The last part of Crowther’s life was a struggle. In London, CMS leaders began to retreat from the vision of Henry Venn, who served as secretary from 1841 to 1872. Venn’s replacement began making decisions about the Nigerian missions without consulting Crowther. Then he named a commission of inquiry to investigate alleged abuses of Crowther’s office, including charges that the evangelistic work of the mission was being neglected. A lay leader of Crowther’s mission was accused of beating a housemaid to death. The report was sent to London without even allowing Crowther to read it. The London-based mission society responded by reprimanding Crowther and firing twelve of fifteen African pastors. Crowther was forced to resign from the finance committee.

During Crowther’s many expeditions and travels, he had been forced to leave his wife for long periods of time. After fifty years of marriage, his wife died on October 19, 1880. During the following July, Crowther suffered a stroke. He died around midnight on the last day of 1881.

Significance

The life of Samuel Ajayi Crowther is significant for several reasons. First, it is a fascinating story of a young slave escaping his captors to rise to prominence in Africa. It is also the story of the first African bishop, a man ahead of his time when many of his European counterparts were holding on to the colonial past. Although Africans responded well to his leadership, both missionaries and missionary society members in England seemed to feel threatened by the presence of a strong African leader in the society. In 1882, after Crowther died, he was replaced by an English bishop. Africa’s Anglican Church would not see another African bishop until 1952.

One of Crowther’s biographers referred to him as the “Patriotic Bishop.” Crowther’s strengths went beyond his resistance to West African malaria and his mastery of the African languages and environment; he also had the indigenous vision, shared by Henry Venn, that he understood what was good for Africa. Crowther’s mission philosophy was holistic; he established schools and promoted economic development alongside his evangelical work. He also appreciated the need to preserve African cultures. In addition to translating European books, he was a prolific journalist, recording in detail information from his expeditions to the interior. During a time Europeans labeled traditional religions as “pagan” and African Islam as “false,” Crowther set an example of patient and humble dialogue.
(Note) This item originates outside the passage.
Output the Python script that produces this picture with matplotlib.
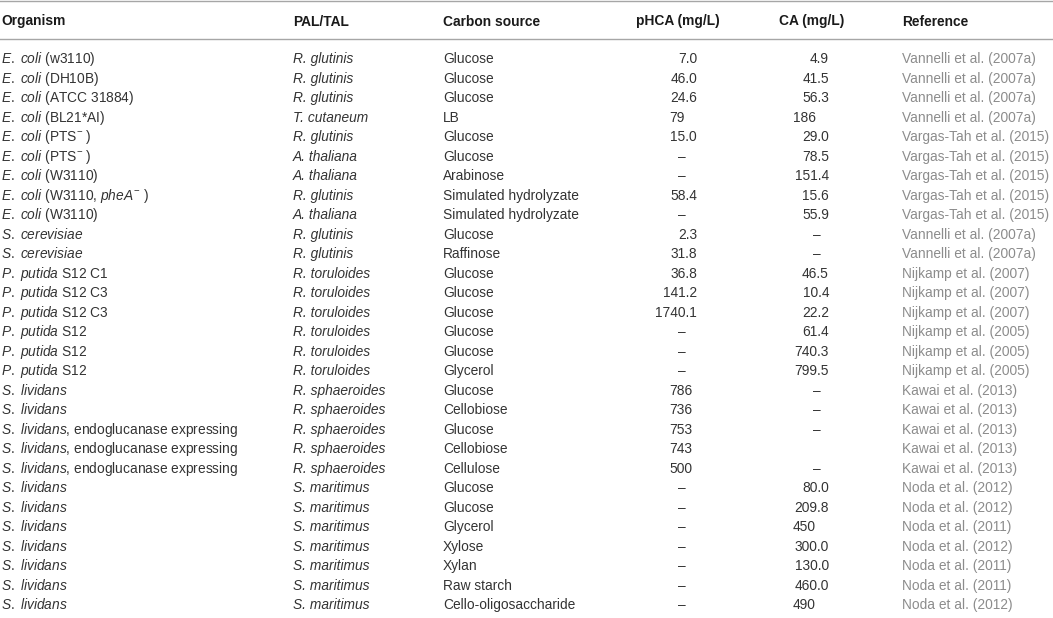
import matplotlib
matplotlib.use("Agg")
import matplotlib.pyplot as plt

plt.rcParams['font.family'] = ['Liberation Sans', 'DejaVu Sans']
plt.rcParams['mathtext.fontset'] = 'custom'
plt.rcParams['mathtext.rm'] = 'Liberation Sans'
plt.rcParams['mathtext.it'] = 'Liberation Sans:italic'
plt.rcParams['mathtext.bf'] = 'Liberation Sans:bold'

headers = ["Organism", "PAL/TAL", "Carbon source", "pHCA (mg/L)", "CA (mg/L)", "Reference"]

ECOLI = r"$\mathit{E.}$ $\mathit{coli}$"
SLIV = r"$\mathit{S.}$ $\mathit{lividans}$"
PPUT = r"$\mathit{P.}$ $\mathit{putida}$"

organisms = [
    ECOLI + " (w3110)",
    ECOLI + " (DH10B)",
    ECOLI + " (ATCC 31884)",
    ECOLI + " (BL21*AI)",
    ECOLI + r" (PTS$^{-}$ )",
    ECOLI + r" (PTS$^{-}$ )",
    ECOLI + " (W3110)",
    ECOLI + r" (W3110, $\mathit{pheA}^{-}$ )",
    ECOLI + " (W3110)",
    r"$\mathit{S.}$ $\mathit{cerevisiae}$",
    r"$\mathit{S.}$ $\mathit{cerevisiae}$",
    PPUT + " S12 C1",
    PPUT + " S12 C3",
    PPUT + " S12 C3",
    PPUT + " S12",
    PPUT + " S12",
    PPUT + " S12",
    SLIV,
    SLIV,
    SLIV + ", endoglucanase expressing",
    SLIV + ", endoglucanase expressing",
    SLIV + ", endoglucanase expressing",
    SLIV, SLIV, SLIV, SLIV, SLIV, SLIV, SLIV,
]

enzymes = (["R. glutinis"] * 3 + ["T. cutaneum", "R. glutinis", "A. thaliana", "A. thaliana",
            "R. glutinis", "A. thaliana", "R. glutinis", "R. glutinis"]
           + ["R. toruloides"] * 6 + ["R. sphaeroides"] * 5 + ["S. maritimus"] * 7)

carbon_sources = ["Glucose", "Glucose", "Glucose", "LB", "Glucose", "Glucose", "Arabinose",
                  "Simulated hydrolyzate", "Simulated hydrolyzate", "Glucose", "Raffinose",
                  "Glucose", "Glucose", "Glucose", "Glucose", "Glucose", "Glycerol",
                  "Glucose", "Cellobiose", "Glucose", "Cellobiose", "Cellulose",
                  "Glucose", "Glucose", "Glycerol", "Xylose", "Xylan", "Raw starch",
                  "Cello-oligosaccharide"]

phca = ["7.0", "46.0", "24.6", "79", "15.0", "–", "–", "58.4", "–", "2.3", "31.8",
        "36.8", "141.2", "1740.1", "–", "–", "–",
        "786", "736", "753", "743", "500",
        "–", "–", "–", "–", "–", "–", "–"]

ca = ["4.9", "41.5", "56.3", "186", "29.0", "78.5", "151.4", "15.6", "55.9", "–", "–",
      "46.5", "10.4", "22.2", "61.4", "740.3", "799.5",
      "–", "–", "–", "", "–",
      "80.0", "209.8", "450", "300.0", "130.0", "460.0", "490"]

references = (["Vannelli et al. (2007a)"] * 4 + ["Vargas-Tah et al. (2015)"] * 5
              + ["Vannelli et al. (2007a)"] * 2 + ["Nijkamp et al. (2007)"] * 3
              + ["Nijkamp et al. (2005)"] * 3 + ["Kawai et al. (2013)"] * 5
              + ["Noda et al. (2012)", "Noda et al. (2012)", "Noda et al. (2011)",
                 "Noda et al. (2012)", "Noda et al. (2011)", "Noda et al. (2011)",
                 "Noda et al. (2012)"])

W, H = 1053, 618
fig = plt.figure(figsize=(W / 100, H / 100), dpi=100)
ax = fig.add_axes([0, 0, 1, 1])
ax.set_xlim(0, W)
ax.set_ylim(H, 0)
ax.axis("off")

fs = 9.9
txt_col = "#333333"
ref_col = "#8c8c8c"
rule_col = "#a6a6a6"

# column anchors (pixels)
x_org, x_enz, x_cs = 1, 293, 443
x_ph_head, x_ca_head, x_ref = 636, 779, 902
ph_left, ph_right, ph_mid = 669, 697, 682
ca_left, ca_right, ca_mid = 793, 829, 817

row0, row_h = 63.3, 19.5

ax.axhline(1, color=rule_col, lw=1.0)
ax.axhline(39, color=rule_col, lw=1.0)

for x, h in zip([x_org, x_enz, x_cs, x_ph_head, x_ca_head, x_ref], headers):
    ax.text(x, 25.5, h, fontsize=fs, fontweight="bold", color="#1a1a1a", va="baseline", ha="left")


def num_cell(x_l, x_r, x_m, y, s):
    if s == "":
        return
    if s == "–":
        ax.text(x_m, y, s, fontsize=fs, color=txt_col, va="baseline", ha="center")
    elif "." in s:
        ax.text(x_r, y, s, fontsize=fs, color=txt_col, va="baseline", ha="right")
    else:
        ax.text(x_l, y, s, fontsize=fs, color=txt_col, va="baseline", ha="left")


for i in range(len(organisms)):
    y = row0 + i * row_h
    ax.text(x_org, y, organisms[i], fontsize=fs, color=txt_col, va="baseline", ha="left")
    ax.text(x_enz, y, enzymes[i], fontsize=fs, color=txt_col, style="italic", va="baseline", ha="left")
    ax.text(x_cs, y, carbon_sources[i], fontsize=fs, color=txt_col, va="baseline", ha="left")
    num_cell(ph_left, ph_right, ph_mid, y, phca[i])
    num_cell(ca_left, ca_right, ca_mid, y, ca[i])
    ax.text(x_ref, y, references[i], fontsize=fs, color=ref_col, va="baseline", ha="left")

fig.savefig("out.png", dpi=100)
His views would later find wide acceptance. The mission philosophy of many twenty-first century mainline churches can be traced back to Samuel Ajayi Crowther.

Bibliography

Ade Ajayi, J. F. Christian Missions in Nigeria, 1841-1891: The Making of a New Elite. Evanston: Northwestern University Press, 1965. Analysis of early period of Nigerian mission work by the leading historian of Christianity in Nigeria.

‗‗‗‗‗. A Patriot to the Core: Bishop Samuel Ajaji Crowther. Lagos, Nigeria: Spectrum Books, 2001. Analyzes the power struggle between London missionaries and the African bishop and the significance of his contributions.

Apter, Andrew. Black Critics and Kings: The Hermeneutics of Power in Yoruba Society. Chicago: University of Chicago Press, 1992. Chapter 9 of this book analyzes Crowther’s diaries as a resource for information on Yoruba culture.

Milsome, J. R. Samuel Adjai Crowther: Bishop of Courage. Oxford, England: Oxford University Press, 1968. Biography aimed at adolescent readers.

Olsen, Ted. “Bishop Before His Time.” Christian History 22, no. 3 (August, 2003): 10-15. Discussion of Crowther in an issue of the journal that focuses on the African “apostles”—indigenous leaders who contributed to Christianity in Africa.

Page, Jesse. The Black Bishop: Samuel Adjai Crowther. Westport, Conn.: Greenwood Press, 1979. A reprint of the comprehensive, though uncritical, 1908 biography of Crowther.